Nos interrogations concernent également la police de sécurité du quotidien, qui existe depuis deux ans. Certes, 1020 policiers viendront la renforcer – si les recrutements sont effectifs, bien entendu ! – et trente-deux nouveaux quartiers de reconquête républicaine verront le jour. Mais cela pose la question de la qualité des politiques publiques de sécurité dans les autres zones du territoire non couvertes par ce dispositif. Les violences inacceptables qui viennent d'être commises à Chanteloup-les-Vignes et ailleurs posent, quant à elles, la question de l'efficacité des politiques menées par l'État dans ces quartiers. Je ne dis pas que cela est simple : tous ceux qui ont occupé des responsabilités savent qu'il n'est pas facile de rétablir l'ordre de manière juste dans ces environnements. Il serait tout de même temps que nous parvenions à des avancées significatives.

Par ailleurs, des sommes ont été affectées au paiement des heures supplémentaires, ce qui est une bonne chose. Mais nous constatons avec préoccupation que les mesures ciblant les bas salaires restent modiques. Or nombre de salaires, surtout en début de carrière, sont modestes ; un effort est nécessaire si nous voulons développer l'attractivité de ces fonctions difficiles. Je précise que nous n'avons relevé aucune prévision de versement au titre des bas salaires pour la gendarmerie.

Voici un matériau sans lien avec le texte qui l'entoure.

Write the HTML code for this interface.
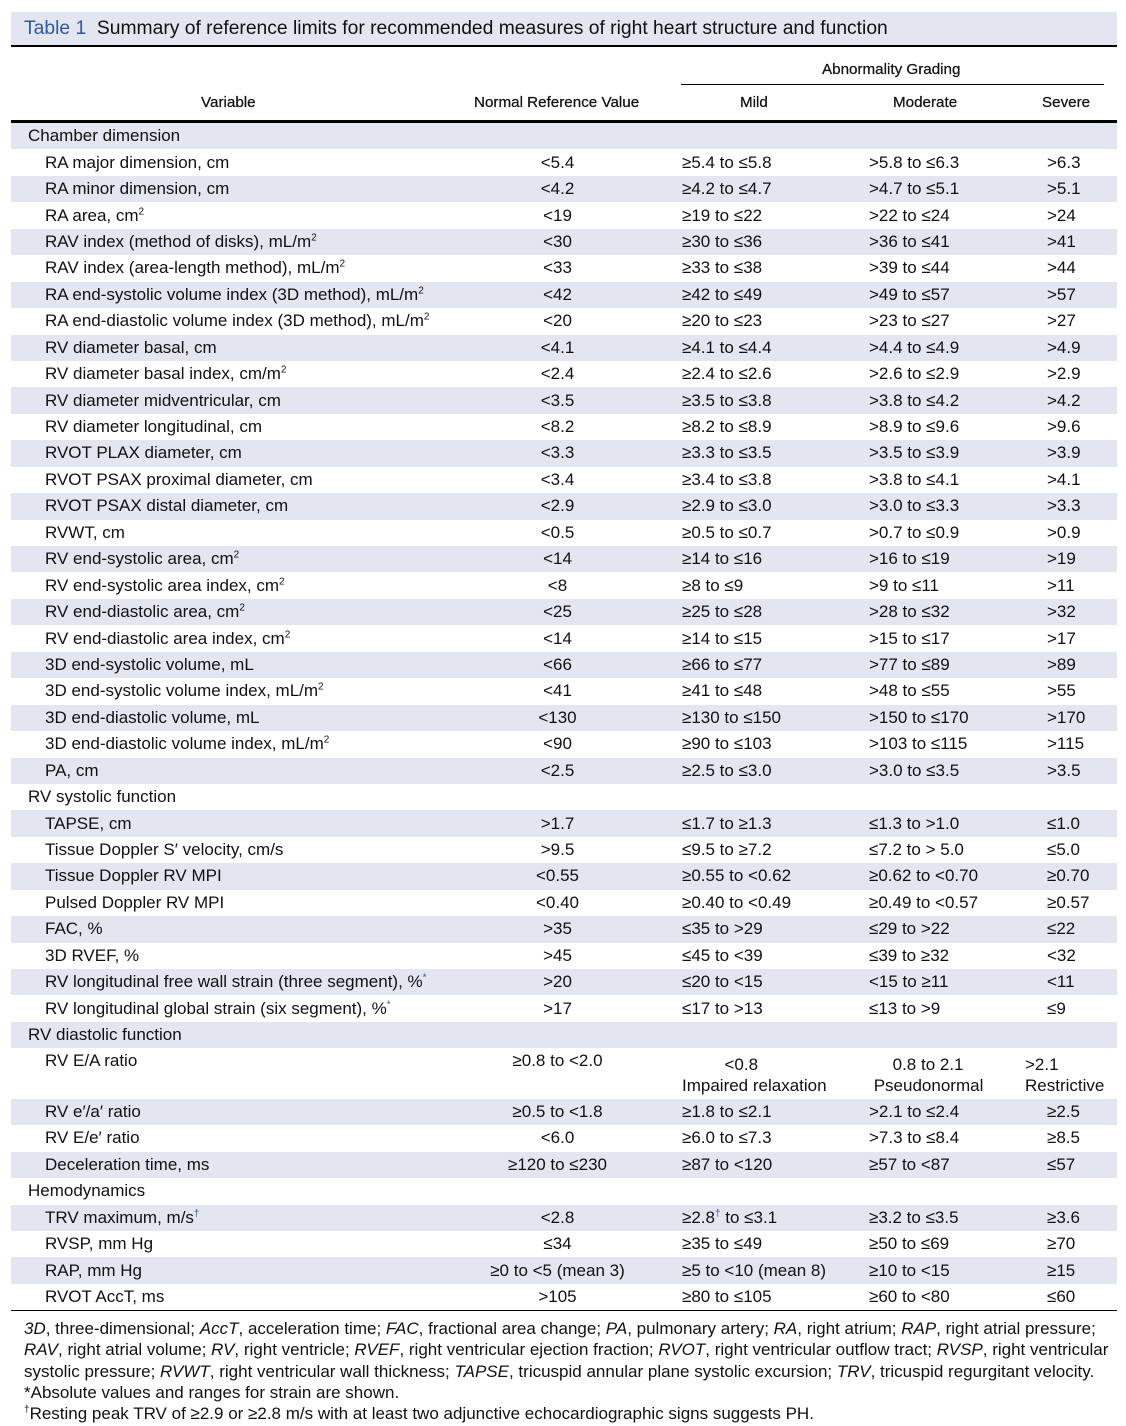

Ce budget tient évidemment compte de la menace terroriste, très présente dans notre pays depuis 2015. De ce point de vue, vous vous situez dans la continuité du précédent quinquennat. Mais nous sommes étonnés de voir que, malgré les missions importantes qui lui sont confiées, les effectifs du service national des enquêtes administratives de sécurité demeurent faibles. Ce qui s'est passé à la préfecture de police de Paris nous laisse assez dubitatifs, je l'avoue, en ce qui concerne votre aptitude à appréhender comme il le faudrait les phénomènes de radicalisation. Encore une fois, je ne dis pas que c'est facile, mais il me semble qu'un effort particulier devrait être fait sur ce point.

Nous avons eu une petite surprise à la lecture du programme « Sécurité civile » : malgré une actualité fournie, les crédits de l'action « Prévention et gestion des crises » sont en diminution de 15,73 %. Nous ne le comprenons pas.

Enfin, nous sommes préoccupés par la situation des gendarmes et pompiers, héros du quotidien – chacun en conviendra – qui commencent à se décourager. Nous constatons qu'ils posent de plus en plus de disponibilités, leur santé et leur sécurité étant affectées par la pénurie de matériel, entre autres.

Pour toutes ces raisons, malgré les efforts constatés, le compte n'y est pas : le groupe Socialistes et apparentés ne votera donc pas ce budget.